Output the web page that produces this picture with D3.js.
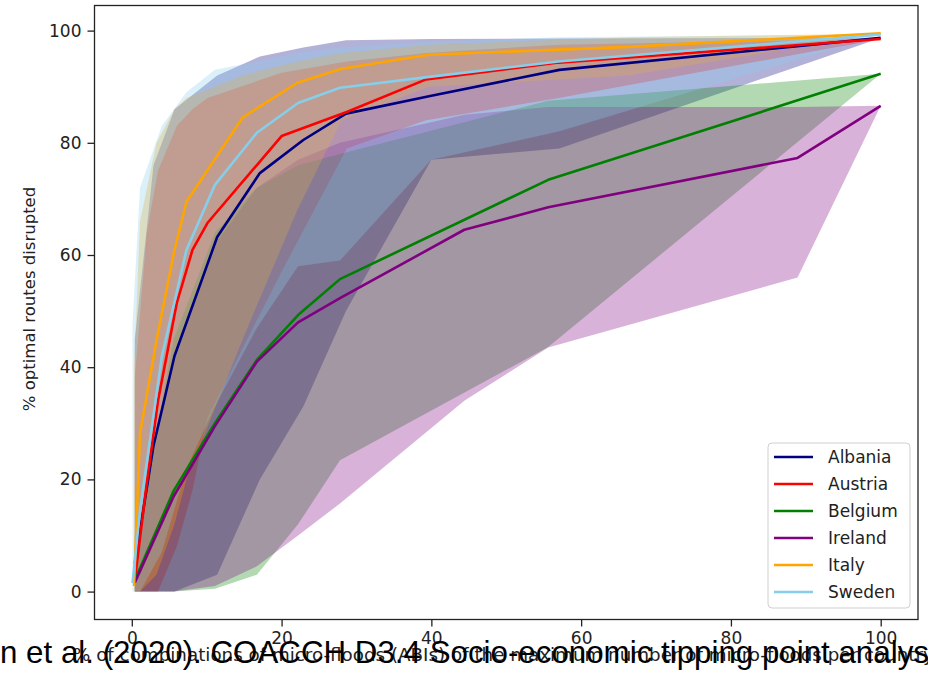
<!DOCTYPE html>
<html>
<head>
<meta charset="utf-8">
<script src="https://cdn.jsdelivr.net/npm/d3@7"></script>
<style>
  html, body { margin: 0; padding: 0; background: #fff; overflow: hidden; }
  svg { display: block; }
</style>
</head>
<body>
<svg id="chart" width="928" height="677"></svg>
<script>
// Share of optimal routes disrupted vs. share of micro-flood combinations
const countries = ["Albania", "Austria", "Belgium", "Ireland", "Italy", "Sweden"];
const colors = ["#000080", "#ff0000", "#008000", "#800080", "#ffa500", "#87ceeb"];

const albaniaX    = [0.4, 2.9, 5.7, 11.4, 17.1, 22.9, 28.6, 40, 57.1, 100];
const albaniaMid  = [5, 26, 42, 63.2, 74.6, 80.5, 85.2, 88.4, 93, 98.7];
const albaniaLow  = [0, 0, 0, 3, 20, 33, 50, 77, 79, 98.7];
const albaniaHigh = [45, 76, 86, 92, 95.4, 97, 98.3, 98.5, 98.6, 98.7];

const austriaX    = [0.4, 2, 3.5, 6, 8.1, 10.1, 20, 28.7, 39.3, 57, 100];
const austriaMid  = [2, 19.3, 34, 51.4, 60.9, 65.7, 81.2, 85.5, 91.3, 94.3, 98.5];
const austriaLow  = [0, 0, 0, 8, 18, 31, 57, 79, 84, 88, 98.5];
const austriaHigh = [38, 64, 75, 83, 86, 88, 92.5, 94.5, 96, 97.5, 98.5];

const belgiumX    = [0.4, 5.6, 11.1, 16.7, 22.2, 27.8, 55.6, 100];
const belgiumMid  = [2, 18, 30, 41.3, 49.3, 55.7, 73.4, 92.3];
const belgiumLow  = [0, 0, 0.5, 3, 12, 23.4, 43.6, 92.3];
const belgiumHigh = [8, 45, 64, 72, 76, 78, 87.5, 92.3];

const irelandX    = [0.4, 5.6, 11.1, 16.7, 22.2, 27.8, 44.4, 55.6, 88.9, 100];
const irelandMid  = [1.6, 17, 29.5, 41, 48, 52.3, 64.5, 68.5, 77.3, 86.6];
const irelandLow  = [0, 0, 1, 4.5, 10, 15.7, 34, 43.5, 56, 86.6];
const irelandHigh = [8, 42, 62, 72, 77, 80, 85, 86.4, 86.4, 86.6];

const italyX    = [0.3, 1.1, 3.3, 5.7, 7.3, 14.8, 22.1, 28, 39.7, 66.4, 100];
const italyMid  = [1, 28.2, 44.8, 60.9, 69.5, 84.5, 90.7, 93.2, 95.7, 97.1, 99.5];
const italyLow  = [0, 0, 3, 12, 20, 45, 68, 84, 90, 92, 99.5];
const italyHigh = [40, 66, 80, 86, 88, 92, 94.5, 96, 97.5, 98.8, 99.5];

const swedenX    = [0.1, 1.1, 4, 7.3, 11.1, 16.7, 22.2, 27.8, 40, 57, 100];
const swedenMid  = [1.5, 14.5, 41.8, 60.9, 72.5, 81.8, 87.1, 89.8, 91.8, 94.5, 99.3];
const swedenLow  = [0, 0, 7, 22, 33, 47, 58, 59, 77, 82, 99.3];
const swedenHigh = [48, 72, 83, 89, 93, 94.5, 96, 97, 98, 98.8, 99.3];

const xTicks = [0, 20, 40, 60, 80, 100];
const yTicks = [0, 20, 40, 60, 80, 100];

const seriesX    = [albaniaX, austriaX, belgiumX, irelandX, italyX, swedenX];
const seriesMid  = [albaniaMid, austriaMid, belgiumMid, irelandMid, italyMid, swedenMid];
const seriesLow  = [albaniaLow, austriaLow, belgiumLow, irelandLow, italyLow, swedenLow];
const seriesHigh = [albaniaHigh, austriaHigh, belgiumHigh, irelandHigh, italyHigh, swedenHigh];

const series = countries.map((name, i) => ({
  name,
  color: colors[i],
  points: seriesX[i].map((x, j) => ({
    x, mid: seriesMid[i][j], low: seriesLow[i][j], high: seriesHigh[i][j]
  }))
}));

const plot = { left: 94.5, right: 918, top: 5.5, bottom: 619.5 };

const x = d3.scaleLinear().domain([-4.98, 104.98]).range([plot.left, plot.right]);
const y = d3.scaleLinear().domain([-4.975, 104.475]).range([plot.bottom, plot.top]);

const svg = d3.select("#chart");
const font = "'DejaVu Sans', sans-serif";

svg.append("defs").append("clipPath").attr("id", "plotclip")
  .append("rect")
  .attr("x", plot.left).attr("y", plot.top)
  .attr("width", plot.right - plot.left).attr("height", plot.bottom - plot.top);

const area = d3.area()
  .x(d => x(d.x)).y0(d => y(d.low)).y1(d => y(d.high));
const line = d3.line()
  .x(d => x(d.x)).y(d => y(d.mid));

const g = svg.append("g").attr("clip-path", "url(#plotclip)");

// uncertainty bands
g.selectAll("path.band")
  .data(series)
  .join("path")
  .attr("class", "band")
  .attr("d", d => area(d.points))
  .attr("fill", d => d.color)
  .attr("fill-opacity", 0.3)
  .attr("stroke", "none");

// median lines
g.selectAll("path.median")
  .data(series)
  .join("path")
  .attr("class", "median")
  .attr("d", d => line(d.points))
  .attr("fill", "none")
  .attr("stroke", d => d.color)
  .attr("stroke-width", 2.6)
  .attr("stroke-linejoin", "round");

// axes
const xAxis = d3.axisBottom(x).tickValues(xTicks).tickSize(7).tickPadding(5).tickSizeOuter(0);
const yAxis = d3.axisLeft(y).tickValues(yTicks).tickSize(7).tickPadding(6).tickSizeOuter(0);

const gx = svg.append("g").attr("transform", `translate(0,${plot.bottom})`).call(xAxis);
const gy = svg.append("g").attr("transform", `translate(${plot.left},0)`).call(yAxis);
[gx, gy].forEach(a => {
  a.select(".domain").remove();
  a.selectAll(".tick line").attr("stroke", "#222").attr("stroke-width", 1.3);
  a.selectAll(".tick text").attr("fill", "#222").style("font-family", font).style("font-size", "17px");
});

// frame
svg.append("rect")
  .attr("x", plot.left).attr("y", plot.top)
  .attr("width", plot.right - plot.left).attr("height", plot.bottom - plot.top)
  .attr("fill", "none").attr("stroke", "#222").attr("stroke-width", 1.3);

// axis titles
svg.append("text")
  .attr("transform", "translate(35,299) rotate(-90)")
  .attr("text-anchor", "middle")
  .attr("fill", "#222")
  .style("font-family", font).style("font-size", "16.5px")
  .text("% optimal routes disrupted");

svg.append("text")
  .attr("x", 73).attr("y", 661)
  .attr("fill", "#222")
  .style("font-family", font).style("font-size", "18.3px")
  .text("% of combinations of micro-floods (ABIs) of the maximum number of micro-floods per country");

// legend
const legend = svg.append("g");
legend.append("rect")
  .attr("x", 768).attr("y", 443).attr("width", 142).attr("height", 165)
  .attr("rx", 4).attr("fill", "#fff").attr("fill-opacity", 0.8)
  .attr("stroke", "#d0d0d0").attr("stroke-width", 1);
const rowY = d3.scalePoint().domain(countries).range([457, 592]);
const items = legend.selectAll("g.item").data(series).join("g").attr("class", "item")
  .attr("transform", d => `translate(0,${rowY(d.name)})`);
items.append("line")
  .attr("x1", 774).attr("x2", 813)
  .attr("stroke", d => d.color).attr("stroke-width", 2.6);
items.append("text")
  .attr("x", 828).attr("y", 6)
  .attr("fill", "#222")
  .style("font-family", font).style("font-size", "17px")
  .text(d => d.name);

// source note
svg.append("text")
  .attr("x", 0).attr("y", 663)
  .attr("fill", "#000")
  .style("font-family", "'Liberation Sans', Arial, sans-serif").style("font-size", "31.3px")
  .text("n et al. (2020). COACCH D3.4 Socio-economic tipping point analysis");
</script>
</body>
</html>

▶ [Brief]
From the material above, reproduce everything verbatim except the pictures.

▶ [Exercise solution]
Output the web page that produces this picture with D3.js.
<!DOCTYPE html>
<html>
<head>
<meta charset="utf-8">
<script src="https://cdn.jsdelivr.net/npm/d3@7"></script>
<style>
  html, body { margin: 0; padding: 0; background: #fff; overflow: hidden; }
  svg { display: block; }
</style>
</head>
<body>
<svg id="chart" width="928" height="677"></svg>
<script>
// Share of optimal routes disrupted vs. share of micro-flood combinations
const countries = ["Albania", "Austria", "Belgium", "Ireland", "Italy", "Sweden"];
const colors = ["#000080", "#ff0000", "#008000", "#800080", "#ffa500", "#87ceeb"];

const albaniaX    = [0.4, 2.9, 5.7, 11.4, 17.1, 22.9, 28.6, 40, 57.1, 100];
const albaniaMid  = [5, 26, 42, 63.2, 74.6, 80.5, 85.2, 88.4, 93, 98.7];
const albaniaLow  = [0, 0, 0, 3, 20, 33, 50, 77, 79, 98.7];
const albaniaHigh = [45, 76, 86, 92, 95.4, 97, 98.3, 98.5, 98.6, 98.7];

const austriaX    = [0.4, 2, 3.5, 6, 8.1, 10.1, 20, 28.7, 39.3, 57, 100];
const austriaMid  = [2, 19.3, 34, 51.4, 60.9, 65.7, 81.2, 85.5, 91.3, 94.3, 98.5];
const austriaLow  = [0, 0, 0, 8, 18, 31, 57, 79, 84, 88, 98.5];
const austriaHigh = [38, 64, 75, 83, 86, 88, 92.5, 94.5, 96, 97.5, 98.5];

const belgiumX    = [0.4, 5.6, 11.1, 16.7, 22.2, 27.8, 55.6, 100];
const belgiumMid  = [2, 18, 30, 41.3, 49.3, 55.7, 73.4, 92.3];
const belgiumLow  = [0, 0, 0.5, 3, 12, 23.4, 43.6, 92.3];
const belgiumHigh = [8, 45, 64, 72, 76, 78, 87.5, 92.3];

const irelandX    = [0.4, 5.6, 11.1, 16.7, 22.2, 27.8, 44.4, 55.6, 88.9, 100];
const irelandMid  = [1.6, 17, 29.5, 41, 48, 52.3, 64.5, 68.5, 77.3, 86.6];
const irelandLow  = [0, 0, 1, 4.5, 10, 15.7, 34, 43.5, 56, 86.6];
const irelandHigh = [8, 42, 62, 72, 77, 80, 85, 86.4, 86.4, 86.6];

const italyX    = [0.3, 1.1, 3.3, 5.7, 7.3, 14.8, 22.1, 28, 39.7, 66.4, 100];
const italyMid  = [1, 28.2, 44.8, 60.9, 69.5, 84.5, 90.7, 93.2, 95.7, 97.1, 99.5];
const italyLow  = [0, 0, 3, 12, 20, 45, 68, 84, 90, 92, 99.5];
const italyHigh = [40, 66, 80, 86, 88, 92, 94.5, 96, 97.5, 98.8, 99.5];

const swedenX    = [0.1, 1.1, 4, 7.3, 11.1, 16.7, 22.2, 27.8, 40, 57, 100];
const swedenMid  = [1.5, 14.5, 41.8, 60.9, 72.5, 81.8, 87.1, 89.8, 91.8, 94.5, 99.3];
const swedenLow  = [0, 0, 7, 22, 33, 47, 58, 59, 77, 82, 99.3];
const swedenHigh = [48, 72, 83, 89, 93, 94.5, 96, 97, 98, 98.8, 99.3];

const xTicks = [0, 20, 40, 60, 80, 100];
const yTicks = [0, 20, 40, 60, 80, 100];

const seriesX    = [albaniaX, austriaX, belgiumX, irelandX, italyX, swedenX];
const seriesMid  = [albaniaMid, austriaMid, belgiumMid, irelandMid, italyMid, swedenMid];
const seriesLow  = [albaniaLow, austriaLow, belgiumLow, irelandLow, italyLow, swedenLow];
const seriesHigh = [albaniaHigh, austriaHigh, belgiumHigh, irelandHigh, italyHigh, swedenHigh];

const series = countries.map((name, i) => ({
  name,
  color: colors[i],
  points: seriesX[i].map((x, j) => ({
    x, mid: seriesMid[i][j], low: seriesLow[i][j], high: seriesHigh[i][j]
  }))
}));

const plot = { left: 94.5, right: 918, top: 5.5, bottom: 619.5 };

const x = d3.scaleLinear().domain([-4.98, 104.98]).range([plot.left, plot.right]);
const y = d3.scaleLinear().domain([-4.975, 104.475]).range([plot.bottom, plot.top]);

const svg = d3.select("#chart");
const font = "'DejaVu Sans', sans-serif";

svg.append("defs").append("clipPath").attr("id", "plotclip")
  .append("rect")
  .attr("x", plot.left).attr("y", plot.top)
  .attr("width", plot.right - plot.left).attr("height", plot.bottom - plot.top);

const area = d3.area()
  .x(d => x(d.x)).y0(d => y(d.low)).y1(d => y(d.high));
const line = d3.line()
  .x(d => x(d.x)).y(d => y(d.mid));

const g = svg.append("g").attr("clip-path", "url(#plotclip)");

// uncertainty bands
g.selectAll("path.band")
  .data(series)
  .join("path")
  .attr("class", "band")
  .attr("d", d => area(d.points))
  .attr("fill", d => d.color)
  .attr("fill-opacity", 0.3)
  .attr("stroke", "none");

// median lines
g.selectAll("path.median")
  .data(series)
  .join("path")
  .attr("class", "median")
  .attr("d", d => line(d.points))
  .attr("fill", "none")
  .attr("stroke", d => d.color)
  .attr("stroke-width", 2.6)
  .attr("stroke-linejoin", "round");

// axes
const xAxis = d3.axisBottom(x).tickValues(xTicks).tickSize(7).tickPadding(5).tickSizeOuter(0);
const yAxis = d3.axisLeft(y).tickValues(yTicks).tickSize(7).tickPadding(6).tickSizeOuter(0);

const gx = svg.append("g").attr("transform", `translate(0,${plot.bottom})`).call(xAxis);
const gy = svg.append("g").attr("transform", `translate(${plot.left},0)`).call(yAxis);
[gx, gy].forEach(a => {
  a.select(".domain").remove();
  a.selectAll(".tick line").attr("stroke", "#222").attr("stroke-width", 1.3);
  a.selectAll(".tick text").attr("fill", "#222").style("font-family", font).style("font-size", "17px");
});

// frame
svg.append("rect")
  .attr("x", plot.left).attr("y", plot.top)
  .attr("width", plot.right - plot.left).attr("height", plot.bottom - plot.top)
  .attr("fill", "none").attr("stroke", "#222").attr("stroke-width", 1.3);

// axis titles
svg.append("text")
  .attr("transform", "translate(35,299) rotate(-90)")
  .attr("text-anchor", "middle")
  .attr("fill", "#222")
  .style("font-family", font).style("font-size", "16.5px")
  .text("% optimal routes disrupted");

svg.append("text")
  .attr("x", 73).attr("y", 661)
  .attr("fill", "#222")
  .style("font-family", font).style("font-size", "18.3px")
  .text("% of combinations of micro-floods (ABIs) of the maximum number of micro-floods per country");

// legend
const legend = svg.append("g");
legend.append("rect")
  .attr("x", 768).attr("y", 443).attr("width", 142).attr("height", 165)
  .attr("rx", 4).attr("fill", "#fff").attr("fill-opacity", 0.8)
  .attr("stroke", "#d0d0d0").attr("stroke-width", 1);
const rowY = d3.scalePoint().domain(countries).range([457, 592]);
const items = legend.selectAll("g.item").data(series).join("g").attr("class", "item")
  .attr("transform", d => `translate(0,${rowY(d.name)})`);
items.append("line")
  .attr("x1", 774).attr("x2", 813)
  .attr("stroke", d => d.color).attr("stroke-width", 2.6);
items.append("text")
  .attr("x", 828).attr("y", 6)
  .attr("fill", "#222")
  .style("font-family", font).style("font-size", "17px")
  .text(d => d.name);

// source note
svg.append("text")
  .attr("x", 0).attr("y", 663)
  .attr("fill", "#000")
  .style("font-family", "'Liberation Sans', Arial, sans-serif").style("font-size", "31.3px")
  .text("n et al. (2020). COACCH D3.4 Socio-economic tipping point analysis");
</script>
</body>
</html>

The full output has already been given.